[TASK GOAL]:
Pictures stay out of the copy. Please reproduce only the lines between the one holding "Clone this chart in matplotlib." and the one holding "8.10, 8.11, 8.11]", inclusive.

[SUPPLIED DATA]:
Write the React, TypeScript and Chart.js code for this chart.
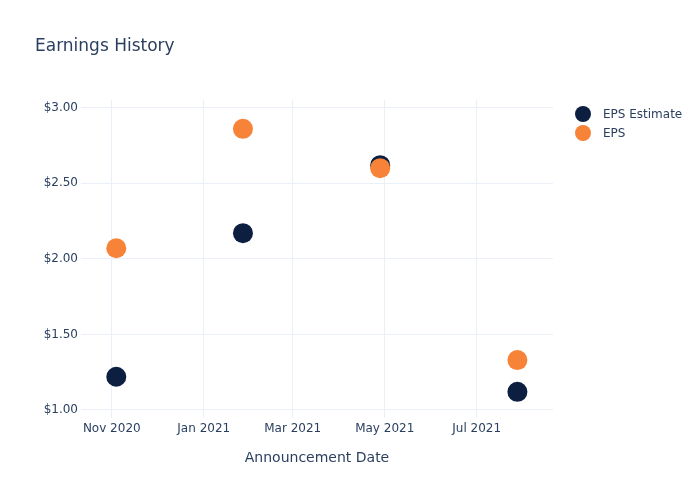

---

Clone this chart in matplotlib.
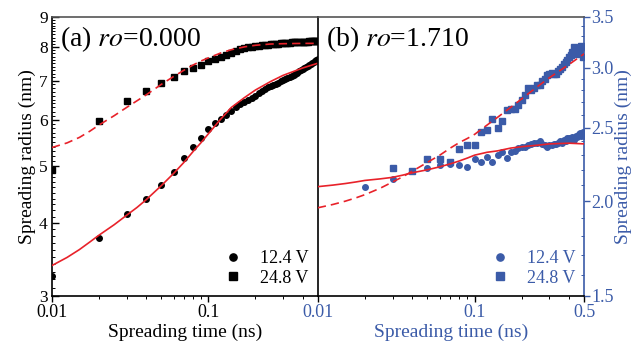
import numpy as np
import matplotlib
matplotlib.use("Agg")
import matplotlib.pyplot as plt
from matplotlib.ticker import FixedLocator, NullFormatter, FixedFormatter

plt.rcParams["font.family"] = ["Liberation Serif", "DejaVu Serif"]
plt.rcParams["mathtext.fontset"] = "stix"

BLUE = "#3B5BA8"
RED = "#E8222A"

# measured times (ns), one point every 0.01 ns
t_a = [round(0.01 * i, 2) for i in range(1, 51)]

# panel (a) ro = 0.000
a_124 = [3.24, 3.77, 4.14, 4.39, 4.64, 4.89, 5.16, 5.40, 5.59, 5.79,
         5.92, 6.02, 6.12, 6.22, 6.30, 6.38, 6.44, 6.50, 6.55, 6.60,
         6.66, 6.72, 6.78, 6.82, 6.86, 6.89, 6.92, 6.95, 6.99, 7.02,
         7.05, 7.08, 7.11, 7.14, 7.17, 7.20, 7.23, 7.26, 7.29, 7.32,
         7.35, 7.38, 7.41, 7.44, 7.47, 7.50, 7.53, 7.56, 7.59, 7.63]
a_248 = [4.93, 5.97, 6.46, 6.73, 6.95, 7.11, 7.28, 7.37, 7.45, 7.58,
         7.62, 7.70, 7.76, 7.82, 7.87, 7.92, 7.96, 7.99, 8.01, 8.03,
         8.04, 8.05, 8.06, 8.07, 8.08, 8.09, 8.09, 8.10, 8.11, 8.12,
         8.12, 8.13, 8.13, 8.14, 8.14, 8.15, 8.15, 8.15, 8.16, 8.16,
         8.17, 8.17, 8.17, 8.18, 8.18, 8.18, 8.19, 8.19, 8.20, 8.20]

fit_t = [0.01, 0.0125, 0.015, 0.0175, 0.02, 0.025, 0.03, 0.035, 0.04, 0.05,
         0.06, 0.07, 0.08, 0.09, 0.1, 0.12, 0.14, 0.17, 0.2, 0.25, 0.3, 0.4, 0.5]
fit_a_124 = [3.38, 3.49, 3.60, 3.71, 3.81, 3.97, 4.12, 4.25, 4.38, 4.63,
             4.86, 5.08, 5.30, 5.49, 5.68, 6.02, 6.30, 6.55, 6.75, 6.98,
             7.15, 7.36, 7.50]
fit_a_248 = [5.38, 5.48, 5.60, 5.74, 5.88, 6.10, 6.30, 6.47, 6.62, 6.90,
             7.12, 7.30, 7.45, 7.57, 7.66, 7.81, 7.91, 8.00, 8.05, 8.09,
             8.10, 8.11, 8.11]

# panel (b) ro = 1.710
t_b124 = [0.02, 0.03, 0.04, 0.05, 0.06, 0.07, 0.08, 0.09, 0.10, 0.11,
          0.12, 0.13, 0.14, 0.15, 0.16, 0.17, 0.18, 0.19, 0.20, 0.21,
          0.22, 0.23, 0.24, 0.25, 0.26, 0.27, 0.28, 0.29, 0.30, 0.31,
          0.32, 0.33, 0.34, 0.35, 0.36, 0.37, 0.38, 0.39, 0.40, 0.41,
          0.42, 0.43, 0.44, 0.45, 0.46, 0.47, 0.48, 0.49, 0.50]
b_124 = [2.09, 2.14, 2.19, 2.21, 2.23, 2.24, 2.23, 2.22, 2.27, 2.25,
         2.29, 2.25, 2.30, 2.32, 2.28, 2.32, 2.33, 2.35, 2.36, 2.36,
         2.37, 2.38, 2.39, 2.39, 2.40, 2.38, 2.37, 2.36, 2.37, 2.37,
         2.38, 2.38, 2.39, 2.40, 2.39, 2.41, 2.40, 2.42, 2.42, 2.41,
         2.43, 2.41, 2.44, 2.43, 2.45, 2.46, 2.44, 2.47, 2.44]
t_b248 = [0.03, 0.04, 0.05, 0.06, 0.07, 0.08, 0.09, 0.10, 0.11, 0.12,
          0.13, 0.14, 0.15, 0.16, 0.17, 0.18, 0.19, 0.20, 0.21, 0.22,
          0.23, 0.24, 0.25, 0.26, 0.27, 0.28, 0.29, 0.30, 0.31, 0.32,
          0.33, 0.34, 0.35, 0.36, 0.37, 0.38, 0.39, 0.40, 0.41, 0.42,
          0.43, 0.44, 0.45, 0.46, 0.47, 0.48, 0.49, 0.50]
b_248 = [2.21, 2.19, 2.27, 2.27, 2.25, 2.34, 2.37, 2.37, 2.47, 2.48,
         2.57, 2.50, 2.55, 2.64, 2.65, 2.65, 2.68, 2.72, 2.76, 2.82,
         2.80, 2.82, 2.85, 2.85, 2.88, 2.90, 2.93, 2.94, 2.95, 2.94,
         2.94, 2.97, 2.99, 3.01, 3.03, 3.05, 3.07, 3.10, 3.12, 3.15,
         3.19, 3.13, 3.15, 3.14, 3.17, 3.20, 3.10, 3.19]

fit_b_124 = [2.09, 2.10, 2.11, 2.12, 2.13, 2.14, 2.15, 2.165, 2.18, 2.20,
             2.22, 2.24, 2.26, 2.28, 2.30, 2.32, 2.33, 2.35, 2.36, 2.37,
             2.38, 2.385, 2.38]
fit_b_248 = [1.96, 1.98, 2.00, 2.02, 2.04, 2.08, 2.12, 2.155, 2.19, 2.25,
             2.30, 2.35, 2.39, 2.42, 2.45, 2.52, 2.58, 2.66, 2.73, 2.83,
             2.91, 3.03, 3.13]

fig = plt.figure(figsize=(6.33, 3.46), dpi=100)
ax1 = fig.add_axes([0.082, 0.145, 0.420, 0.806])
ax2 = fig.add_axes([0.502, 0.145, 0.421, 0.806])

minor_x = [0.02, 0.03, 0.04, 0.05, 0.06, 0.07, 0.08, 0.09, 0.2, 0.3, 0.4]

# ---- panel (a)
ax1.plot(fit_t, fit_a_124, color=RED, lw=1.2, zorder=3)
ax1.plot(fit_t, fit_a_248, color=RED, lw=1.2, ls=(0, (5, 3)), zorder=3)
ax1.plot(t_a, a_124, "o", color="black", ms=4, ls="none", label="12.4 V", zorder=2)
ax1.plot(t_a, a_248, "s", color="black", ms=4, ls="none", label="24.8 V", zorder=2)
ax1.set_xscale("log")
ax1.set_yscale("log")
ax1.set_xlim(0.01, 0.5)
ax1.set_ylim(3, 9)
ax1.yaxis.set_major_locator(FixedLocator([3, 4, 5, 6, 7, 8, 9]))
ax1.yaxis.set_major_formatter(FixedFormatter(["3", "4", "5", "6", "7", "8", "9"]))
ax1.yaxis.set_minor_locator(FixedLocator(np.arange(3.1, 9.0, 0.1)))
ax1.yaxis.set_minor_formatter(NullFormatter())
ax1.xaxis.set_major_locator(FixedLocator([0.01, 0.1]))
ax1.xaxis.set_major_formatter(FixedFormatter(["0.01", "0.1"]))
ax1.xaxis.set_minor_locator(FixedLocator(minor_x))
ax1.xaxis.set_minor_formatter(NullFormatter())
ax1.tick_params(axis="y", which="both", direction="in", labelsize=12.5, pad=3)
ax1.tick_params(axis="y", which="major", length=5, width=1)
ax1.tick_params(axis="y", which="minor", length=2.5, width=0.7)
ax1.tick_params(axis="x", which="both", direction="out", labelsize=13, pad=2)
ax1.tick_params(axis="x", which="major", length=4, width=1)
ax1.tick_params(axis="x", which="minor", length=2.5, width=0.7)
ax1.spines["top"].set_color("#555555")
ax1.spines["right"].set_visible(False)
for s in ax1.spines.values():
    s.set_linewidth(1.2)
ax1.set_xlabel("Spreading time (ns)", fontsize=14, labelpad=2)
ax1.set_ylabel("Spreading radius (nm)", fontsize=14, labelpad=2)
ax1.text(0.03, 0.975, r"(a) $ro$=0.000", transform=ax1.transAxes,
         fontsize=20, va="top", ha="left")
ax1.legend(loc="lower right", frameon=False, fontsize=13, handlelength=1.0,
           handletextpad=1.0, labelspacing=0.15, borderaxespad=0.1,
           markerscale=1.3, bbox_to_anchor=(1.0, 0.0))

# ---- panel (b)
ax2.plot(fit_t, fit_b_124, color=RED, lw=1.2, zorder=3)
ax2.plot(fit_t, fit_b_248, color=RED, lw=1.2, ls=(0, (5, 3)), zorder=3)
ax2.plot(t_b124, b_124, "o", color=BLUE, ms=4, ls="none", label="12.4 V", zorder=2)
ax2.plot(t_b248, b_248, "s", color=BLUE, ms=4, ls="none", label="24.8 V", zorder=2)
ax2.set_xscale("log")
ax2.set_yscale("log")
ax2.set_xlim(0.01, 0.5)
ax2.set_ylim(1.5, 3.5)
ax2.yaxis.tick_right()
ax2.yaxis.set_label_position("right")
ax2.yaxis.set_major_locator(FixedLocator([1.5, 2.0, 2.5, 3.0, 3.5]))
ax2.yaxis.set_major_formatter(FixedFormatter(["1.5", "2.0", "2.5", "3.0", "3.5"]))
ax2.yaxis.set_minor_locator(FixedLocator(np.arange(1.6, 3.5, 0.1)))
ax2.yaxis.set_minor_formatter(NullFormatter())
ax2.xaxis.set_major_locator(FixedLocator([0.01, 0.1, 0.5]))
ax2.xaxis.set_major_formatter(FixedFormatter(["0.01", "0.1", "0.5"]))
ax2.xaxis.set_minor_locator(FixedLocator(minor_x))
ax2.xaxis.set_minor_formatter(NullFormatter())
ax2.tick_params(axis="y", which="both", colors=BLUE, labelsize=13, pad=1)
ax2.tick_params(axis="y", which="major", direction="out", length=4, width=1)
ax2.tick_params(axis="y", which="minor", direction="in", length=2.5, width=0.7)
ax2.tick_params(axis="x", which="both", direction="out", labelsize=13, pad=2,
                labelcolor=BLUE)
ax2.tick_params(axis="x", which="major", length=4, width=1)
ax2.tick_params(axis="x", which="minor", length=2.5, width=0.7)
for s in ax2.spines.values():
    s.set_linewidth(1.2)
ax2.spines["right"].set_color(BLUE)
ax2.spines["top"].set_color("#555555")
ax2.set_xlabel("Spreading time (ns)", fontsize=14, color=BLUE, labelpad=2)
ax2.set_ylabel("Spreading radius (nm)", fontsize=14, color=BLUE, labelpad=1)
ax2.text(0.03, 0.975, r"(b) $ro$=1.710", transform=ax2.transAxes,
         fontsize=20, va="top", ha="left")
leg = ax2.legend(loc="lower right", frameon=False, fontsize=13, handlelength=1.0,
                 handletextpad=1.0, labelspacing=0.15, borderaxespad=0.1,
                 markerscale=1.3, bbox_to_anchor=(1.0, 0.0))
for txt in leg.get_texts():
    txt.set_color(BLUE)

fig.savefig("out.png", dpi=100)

[THE OUTPUT]:
Clone this chart in matplotlib.
import numpy as np
import matplotlib
matplotlib.use("Agg")
import matplotlib.pyplot as plt
from matplotlib.ticker import FixedLocator, NullFormatter, FixedFormatter

plt.rcParams["font.family"] = ["Liberation Serif", "DejaVu Serif"]
plt.rcParams["mathtext.fontset"] = "stix"

BLUE = "#3B5BA8"
RED = "#E8222A"

# measured times (ns), one point every 0.01 ns
t_a = [round(0.01 * i, 2) for i in range(1, 51)]

# panel (a) ro = 0.000
a_124 = [3.24, 3.77, 4.14, 4.39, 4.64, 4.89, 5.16, 5.40, 5.59, 5.79,
         5.92, 6.02, 6.12, 6.22, 6.30, 6.38, 6.44, 6.50, 6.55, 6.60,
         6.66, 6.72, 6.78, 6.82, 6.86, 6.89, 6.92, 6.95, 6.99, 7.02,
         7.05, 7.08, 7.11, 7.14, 7.17, 7.20, 7.23, 7.26, 7.29, 7.32,
         7.35, 7.38, 7.41, 7.44, 7.47, 7.50, 7.53, 7.56, 7.59, 7.63]
a_248 = [4.93, 5.97, 6.46, 6.73, 6.95, 7.11, 7.28, 7.37, 7.45, 7.58,
         7.62, 7.70, 7.76, 7.82, 7.87, 7.92, 7.96, 7.99, 8.01, 8.03,
         8.04, 8.05, 8.06, 8.07, 8.08, 8.09, 8.09, 8.10, 8.11, 8.12,
         8.12, 8.13, 8.13, 8.14, 8.14, 8.15, 8.15, 8.15, 8.16, 8.16,
         8.17, 8.17, 8.17, 8.18, 8.18, 8.18, 8.19, 8.19, 8.20, 8.20]

fit_t = [0.01, 0.0125, 0.015, 0.0175, 0.02, 0.025, 0.03, 0.035, 0.04, 0.05,
         0.06, 0.07, 0.08, 0.09, 0.1, 0.12, 0.14, 0.17, 0.2, 0.25, 0.3, 0.4, 0.5]
fit_a_124 = [3.38, 3.49, 3.60, 3.71, 3.81, 3.97, 4.12, 4.25, 4.38, 4.63,
             4.86, 5.08, 5.30, 5.49, 5.68, 6.02, 6.30, 6.55, 6.75, 6.98,
             7.15, 7.36, 7.50]
fit_a_248 = [5.38, 5.48, 5.60, 5.74, 5.88, 6.10, 6.30, 6.47, 6.62, 6.90,
             7.12, 7.30, 7.45, 7.57, 7.66, 7.81, 7.91, 8.00, 8.05, 8.09,
             8.10, 8.11, 8.11]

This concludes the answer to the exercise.